Circle Records RK 16177/5
Circle Records, Aachener Str 60/62, 5000 Koln, Germany
Dedicated to Martin Luther King
I’m honoured to be invited to join the contributors to one of the most interesting blogs around. I’ve just managed to get hold of a copy of James Newton and David Murray’s Solomon’s Sons , so I thought I’d start off with this one. It’s one of the final records I needed to complete my David Murray collection. (I’m still missing Live at Peace Church and Sur-Real Saxophone, if anyone has copies they want to sell at a reasonable price). If you’ve read any of my blog entries on Murray, you’ll know I like the detail. Hope there’s not too much here.
James Newton Flute
David Murray Alto and Tenor Saxophone
Monk’s Notice (James Newton) duo 13:29
The Dean (James Newton) flute solo 6:47
Theme For The Kidd (David Murray) duo 9:05
3D Family (David Murray) sax solo 7:09
Solomon’s Sons (James Newton) duo 9:05
Recorded in live at the Smudge Pot, Claremont, California on January 16th 1977
Recorded by Bruce Bidlack
Produced by Rudolf Kreis
Recordings of three duo performances and a solo each for two reunited musicians back where they started playing: Claremont, California. By this point Murray had become the darling of the loft jazz scene in New York, as well as a regular feature on the European festival circuit. Murray tended to work in a quartet setting in the late 1970s, and so along with a couple of solo recordings, it’s interesting to hear Murray work in such a challenging context.
The album is credited to Newton and Murray, and the inverse alphabetical order suggests Newton had the key role here. Nevertheless Murray plays an equal role in the playing and composition stakes. Murray worked with Newton on three further recordings that I am aware of: a 1995 release of recordings made under Jon Jang’s leadership (Two Flowers on Stem); a jointly led quintet CD released in 1996; and a1998 work with Guadeloupian musicians (Creole)
Two note-worthy asides of interest to Murray fans. First, the album credits suggest he plays both alto and tenor on this recording. Although I think I’ll need a couple more listens to spot where he uses the smaller horn, the back cover photo shows both in evidence. Second, although not noted on the cover, Newton’s 'The Dean' is dedicated in the live announcement to Stanley Crouch. It’s certainly possible to draw the conclusion that ‘The Dean’ was a the affectionate name for Crouch who, as a staff member at Pomona College (where Murray studied), became a mentor for many black musicians involved in the local black arts movement.

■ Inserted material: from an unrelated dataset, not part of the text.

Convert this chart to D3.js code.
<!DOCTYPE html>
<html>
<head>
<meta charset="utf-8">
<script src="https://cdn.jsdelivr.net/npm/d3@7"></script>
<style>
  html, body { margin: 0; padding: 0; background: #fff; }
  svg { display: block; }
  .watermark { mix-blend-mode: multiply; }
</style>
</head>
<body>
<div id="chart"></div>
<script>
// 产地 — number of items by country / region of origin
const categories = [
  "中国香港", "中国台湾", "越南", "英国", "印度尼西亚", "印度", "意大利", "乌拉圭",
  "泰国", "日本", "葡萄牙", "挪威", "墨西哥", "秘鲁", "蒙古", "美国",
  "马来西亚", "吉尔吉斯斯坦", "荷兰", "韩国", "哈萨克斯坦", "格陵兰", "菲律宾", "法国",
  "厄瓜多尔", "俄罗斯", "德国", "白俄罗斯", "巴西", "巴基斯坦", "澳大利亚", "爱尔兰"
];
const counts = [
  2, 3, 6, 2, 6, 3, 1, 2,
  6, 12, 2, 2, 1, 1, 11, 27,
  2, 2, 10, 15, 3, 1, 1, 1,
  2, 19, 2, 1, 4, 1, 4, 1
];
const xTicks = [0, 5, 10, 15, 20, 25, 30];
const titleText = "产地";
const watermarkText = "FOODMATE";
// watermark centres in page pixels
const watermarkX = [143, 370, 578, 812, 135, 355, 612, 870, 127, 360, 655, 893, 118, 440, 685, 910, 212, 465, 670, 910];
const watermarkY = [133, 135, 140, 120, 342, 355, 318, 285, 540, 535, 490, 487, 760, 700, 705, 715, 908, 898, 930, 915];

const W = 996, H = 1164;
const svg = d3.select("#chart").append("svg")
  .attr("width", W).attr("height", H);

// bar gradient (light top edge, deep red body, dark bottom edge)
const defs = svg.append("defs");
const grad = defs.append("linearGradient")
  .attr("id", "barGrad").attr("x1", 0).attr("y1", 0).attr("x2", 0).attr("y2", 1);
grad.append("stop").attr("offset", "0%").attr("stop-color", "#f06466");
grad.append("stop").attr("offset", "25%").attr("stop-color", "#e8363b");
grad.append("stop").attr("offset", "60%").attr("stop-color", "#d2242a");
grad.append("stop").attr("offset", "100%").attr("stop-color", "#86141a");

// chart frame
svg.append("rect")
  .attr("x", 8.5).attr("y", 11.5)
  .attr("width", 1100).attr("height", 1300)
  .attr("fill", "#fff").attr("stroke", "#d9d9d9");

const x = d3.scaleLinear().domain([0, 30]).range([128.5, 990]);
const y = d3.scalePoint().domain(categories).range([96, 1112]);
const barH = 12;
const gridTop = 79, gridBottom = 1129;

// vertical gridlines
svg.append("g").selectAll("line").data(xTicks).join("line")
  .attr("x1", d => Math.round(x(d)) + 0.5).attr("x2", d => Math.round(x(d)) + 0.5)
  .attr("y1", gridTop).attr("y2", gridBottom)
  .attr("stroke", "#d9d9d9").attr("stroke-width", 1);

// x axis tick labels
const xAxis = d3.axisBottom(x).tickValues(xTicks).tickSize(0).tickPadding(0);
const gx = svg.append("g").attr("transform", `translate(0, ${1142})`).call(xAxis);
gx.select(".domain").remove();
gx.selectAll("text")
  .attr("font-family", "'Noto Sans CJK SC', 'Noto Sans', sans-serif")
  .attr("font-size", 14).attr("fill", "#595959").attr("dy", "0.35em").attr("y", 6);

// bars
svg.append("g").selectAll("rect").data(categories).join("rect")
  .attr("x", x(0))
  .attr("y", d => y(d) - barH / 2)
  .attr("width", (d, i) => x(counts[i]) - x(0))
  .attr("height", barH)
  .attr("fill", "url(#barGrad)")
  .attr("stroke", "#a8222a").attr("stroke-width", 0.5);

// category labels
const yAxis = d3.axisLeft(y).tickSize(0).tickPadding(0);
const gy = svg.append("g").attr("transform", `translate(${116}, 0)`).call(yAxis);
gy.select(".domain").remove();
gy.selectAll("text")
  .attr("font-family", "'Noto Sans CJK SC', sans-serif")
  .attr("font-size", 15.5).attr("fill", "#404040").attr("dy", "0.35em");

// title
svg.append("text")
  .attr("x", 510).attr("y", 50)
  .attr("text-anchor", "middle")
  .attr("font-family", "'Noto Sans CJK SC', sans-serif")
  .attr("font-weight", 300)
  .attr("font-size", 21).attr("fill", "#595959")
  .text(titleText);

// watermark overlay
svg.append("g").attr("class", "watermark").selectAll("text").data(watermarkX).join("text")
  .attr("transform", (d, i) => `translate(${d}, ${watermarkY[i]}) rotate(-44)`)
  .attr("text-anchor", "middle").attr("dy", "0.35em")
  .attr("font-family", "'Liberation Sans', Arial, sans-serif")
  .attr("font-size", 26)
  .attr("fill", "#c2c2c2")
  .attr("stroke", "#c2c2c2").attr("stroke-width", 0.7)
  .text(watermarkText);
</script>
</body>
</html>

The associations of this recording with Murray’s past and future resonate particularly strongly in one track. This was also the first time '3D Family' was recorded; although he returned to the theme on three further occasions in 1978, ‘81 and ‘90. The importance of the composition to Murray is apparent in the 1978 release where he makes it the title track and dedicates it to (I think) his father Walter P Murray. When Murray Jnr moved to Paris he took the title as the name for his production company. Murray also recorded Newton’s 'Monk’s Notice' almost exactly a year later on Last of the Hipman.